Sector umbrella body NAVCA has produced a briefing for small charities following a recent round table discussion with the Fundraising Regulator and around 12 other national bodies, including Small Charities Coalition, SCVO, FSI, ACEVO and NCVO. Here are some key points that small charities need to know:

Definition
The briefing defines smaller charities as “those that spend less than £100k pa on fundraising, regardless of their overall income.”

If you qualify as a ‘smaller charity’ you can register directly with the Fundraising Regulator for a fee of £50, rather than being subject to the levy applied to those who spend over £100k pa.

Whilst registration with the Regulator is voluntary, compliance with the Code and the Regulations it embodies is not, no matter how small a charity’s annual spend on fundraising OR their annual income overall. Any charity that is carrying out fundraising activity, even on a small scale, is subject to a complaint and to the Regulator’s complaints process.

Complaints against small charities

All charities – regardless of size – must have a viable complaints procedure in place. Not having one is in itself, a breach of the Code.
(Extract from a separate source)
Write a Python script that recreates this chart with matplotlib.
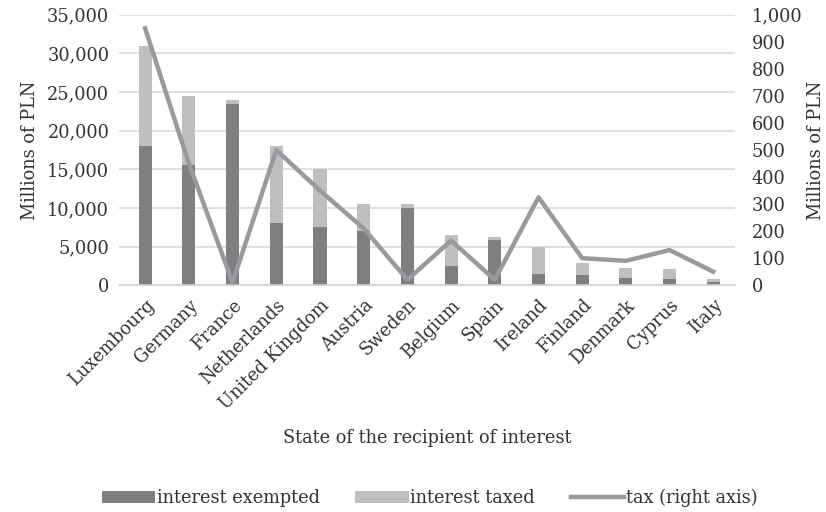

Fundraising Preference Service (FPS)

(FPS) does not just apply to large fundraising charities, it is applicable to any registered charity. It means that a member of the public can make a request through the FPS to be removed from a charity’s database and excluded from all future communications, even if they have never been contacted, and even if they are not already on the charity’s database.

Be prepared

The Fundraising Regulator has said that over time they will be contacting all registered charities to ensure they are included in the system. If a charity doesn’t respond to a request, this is a breach of the Code and will likely also breach the GDPR.

Be proactive

If unsure how to handle a complaint or an instance of whistleblowing, you can self-refer to the Regulator for advice and guidance. Failure to act or to co-operate with the Regulator may result in being reported to the Charity Commission, so a pro-active approach by the charity itself is recommended.